> _SUPPLIED INFORMATION_
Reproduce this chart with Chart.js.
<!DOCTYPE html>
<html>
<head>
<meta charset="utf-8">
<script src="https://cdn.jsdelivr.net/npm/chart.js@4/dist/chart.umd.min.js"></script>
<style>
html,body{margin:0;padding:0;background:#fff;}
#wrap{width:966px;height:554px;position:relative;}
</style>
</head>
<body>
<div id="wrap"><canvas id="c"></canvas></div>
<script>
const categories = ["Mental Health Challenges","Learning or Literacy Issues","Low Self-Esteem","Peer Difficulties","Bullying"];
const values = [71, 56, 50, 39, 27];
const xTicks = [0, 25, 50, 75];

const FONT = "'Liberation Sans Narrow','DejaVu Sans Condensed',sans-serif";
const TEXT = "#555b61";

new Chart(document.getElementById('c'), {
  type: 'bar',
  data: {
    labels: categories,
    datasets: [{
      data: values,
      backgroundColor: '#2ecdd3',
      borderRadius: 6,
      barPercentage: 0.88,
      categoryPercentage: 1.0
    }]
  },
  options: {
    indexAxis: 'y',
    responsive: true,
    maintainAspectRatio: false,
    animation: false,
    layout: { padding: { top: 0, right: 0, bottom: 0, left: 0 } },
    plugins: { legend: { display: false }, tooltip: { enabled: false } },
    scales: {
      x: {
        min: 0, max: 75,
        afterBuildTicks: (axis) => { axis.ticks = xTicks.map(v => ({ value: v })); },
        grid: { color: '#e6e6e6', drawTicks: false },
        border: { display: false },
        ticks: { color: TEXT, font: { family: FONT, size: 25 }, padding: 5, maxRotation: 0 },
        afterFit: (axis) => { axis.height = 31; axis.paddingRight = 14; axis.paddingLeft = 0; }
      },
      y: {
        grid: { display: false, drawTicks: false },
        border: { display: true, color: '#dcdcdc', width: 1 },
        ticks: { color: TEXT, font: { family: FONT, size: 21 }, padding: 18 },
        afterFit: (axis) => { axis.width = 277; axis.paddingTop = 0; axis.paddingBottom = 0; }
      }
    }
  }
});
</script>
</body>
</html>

* * *

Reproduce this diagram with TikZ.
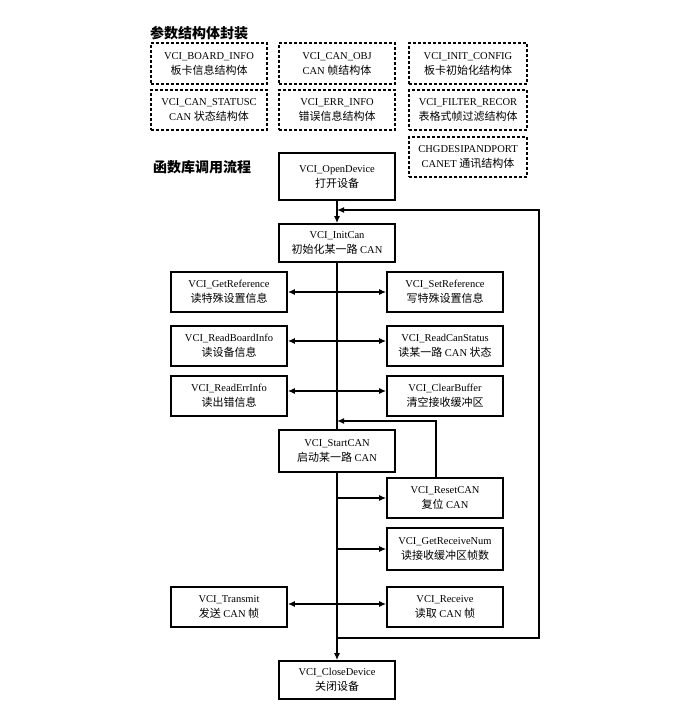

---

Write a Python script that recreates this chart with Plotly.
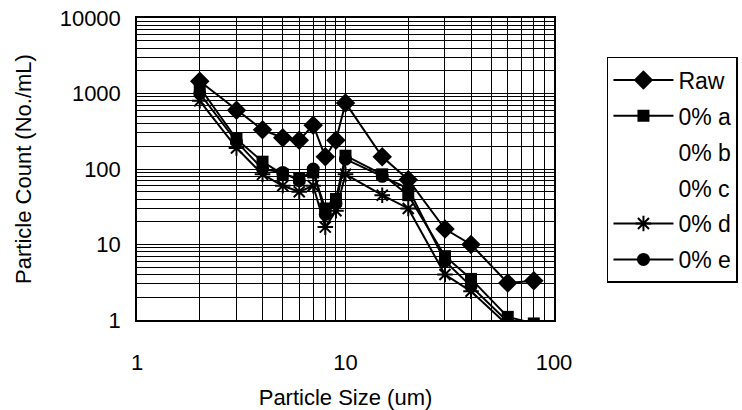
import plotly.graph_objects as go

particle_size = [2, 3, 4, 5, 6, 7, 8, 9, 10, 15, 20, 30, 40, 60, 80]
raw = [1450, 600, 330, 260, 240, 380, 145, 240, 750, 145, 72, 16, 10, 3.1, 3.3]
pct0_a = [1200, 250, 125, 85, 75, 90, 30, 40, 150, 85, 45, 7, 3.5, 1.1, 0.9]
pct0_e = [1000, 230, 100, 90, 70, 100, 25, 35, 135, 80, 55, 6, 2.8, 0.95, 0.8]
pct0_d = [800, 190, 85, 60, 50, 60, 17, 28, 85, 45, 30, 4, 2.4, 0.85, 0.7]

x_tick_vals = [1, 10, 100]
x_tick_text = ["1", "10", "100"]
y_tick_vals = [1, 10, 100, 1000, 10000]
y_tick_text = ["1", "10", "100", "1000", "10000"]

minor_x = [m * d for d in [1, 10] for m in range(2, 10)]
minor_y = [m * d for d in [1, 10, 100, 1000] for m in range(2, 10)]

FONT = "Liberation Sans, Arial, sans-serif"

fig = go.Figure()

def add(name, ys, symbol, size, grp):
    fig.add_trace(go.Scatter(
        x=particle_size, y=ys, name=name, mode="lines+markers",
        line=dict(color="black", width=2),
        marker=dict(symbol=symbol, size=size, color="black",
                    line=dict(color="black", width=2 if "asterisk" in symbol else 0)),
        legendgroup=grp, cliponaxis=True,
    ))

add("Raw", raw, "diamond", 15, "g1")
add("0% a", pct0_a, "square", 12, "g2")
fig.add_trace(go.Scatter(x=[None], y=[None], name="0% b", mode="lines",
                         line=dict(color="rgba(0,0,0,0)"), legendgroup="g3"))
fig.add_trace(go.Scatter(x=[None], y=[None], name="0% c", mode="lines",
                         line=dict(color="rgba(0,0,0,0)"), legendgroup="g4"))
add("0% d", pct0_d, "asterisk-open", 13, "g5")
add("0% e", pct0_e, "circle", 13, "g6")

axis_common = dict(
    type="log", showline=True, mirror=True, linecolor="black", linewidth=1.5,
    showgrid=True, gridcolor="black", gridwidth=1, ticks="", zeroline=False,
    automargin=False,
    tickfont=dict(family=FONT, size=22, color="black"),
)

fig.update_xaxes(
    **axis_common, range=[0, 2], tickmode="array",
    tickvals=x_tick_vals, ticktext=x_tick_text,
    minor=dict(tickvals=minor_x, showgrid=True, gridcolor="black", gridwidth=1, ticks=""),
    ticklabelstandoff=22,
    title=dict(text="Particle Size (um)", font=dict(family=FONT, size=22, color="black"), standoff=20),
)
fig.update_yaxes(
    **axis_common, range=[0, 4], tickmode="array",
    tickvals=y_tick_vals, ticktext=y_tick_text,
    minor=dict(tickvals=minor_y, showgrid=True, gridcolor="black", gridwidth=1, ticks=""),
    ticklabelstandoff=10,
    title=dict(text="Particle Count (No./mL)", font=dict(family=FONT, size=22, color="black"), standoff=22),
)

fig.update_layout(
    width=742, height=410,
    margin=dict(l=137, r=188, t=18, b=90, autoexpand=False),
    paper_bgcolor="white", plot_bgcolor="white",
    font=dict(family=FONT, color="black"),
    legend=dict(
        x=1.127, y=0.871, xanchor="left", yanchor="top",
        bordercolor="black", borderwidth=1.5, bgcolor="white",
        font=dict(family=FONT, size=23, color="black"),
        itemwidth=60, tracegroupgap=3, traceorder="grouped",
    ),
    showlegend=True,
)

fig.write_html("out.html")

> _WHAT TO PRODUCE_
Above are some entries. Restate word for word the lines from the one holding "Write a Python" through the one holding "fig = go.Figure()", but not the pictures.

> _REPLY_
Write a Python script that recreates this chart with Plotly.
import plotly.graph_objects as go

particle_size = [2, 3, 4, 5, 6, 7, 8, 9, 10, 15, 20, 30, 40, 60, 80]
raw = [1450, 600, 330, 260, 240, 380, 145, 240, 750, 145, 72, 16, 10, 3.1, 3.3]
pct0_a = [1200, 250, 125, 85, 75, 90, 30, 40, 150, 85, 45, 7, 3.5, 1.1, 0.9]
pct0_e = [1000, 230, 100, 90, 70, 100, 25, 35, 135, 80, 55, 6, 2.8, 0.95, 0.8]
pct0_d = [800, 190, 85, 60, 50, 60, 17, 28, 85, 45, 30, 4, 2.4, 0.85, 0.7]

x_tick_vals = [1, 10, 100]
x_tick_text = ["1", "10", "100"]
y_tick_vals = [1, 10, 100, 1000, 10000]
y_tick_text = ["1", "10", "100", "1000", "10000"]

minor_x = [m * d for d in [1, 10] for m in range(2, 10)]
minor_y = [m * d for d in [1, 10, 100, 1000] for m in range(2, 10)]

FONT = "Liberation Sans, Arial, sans-serif"

fig = go.Figure()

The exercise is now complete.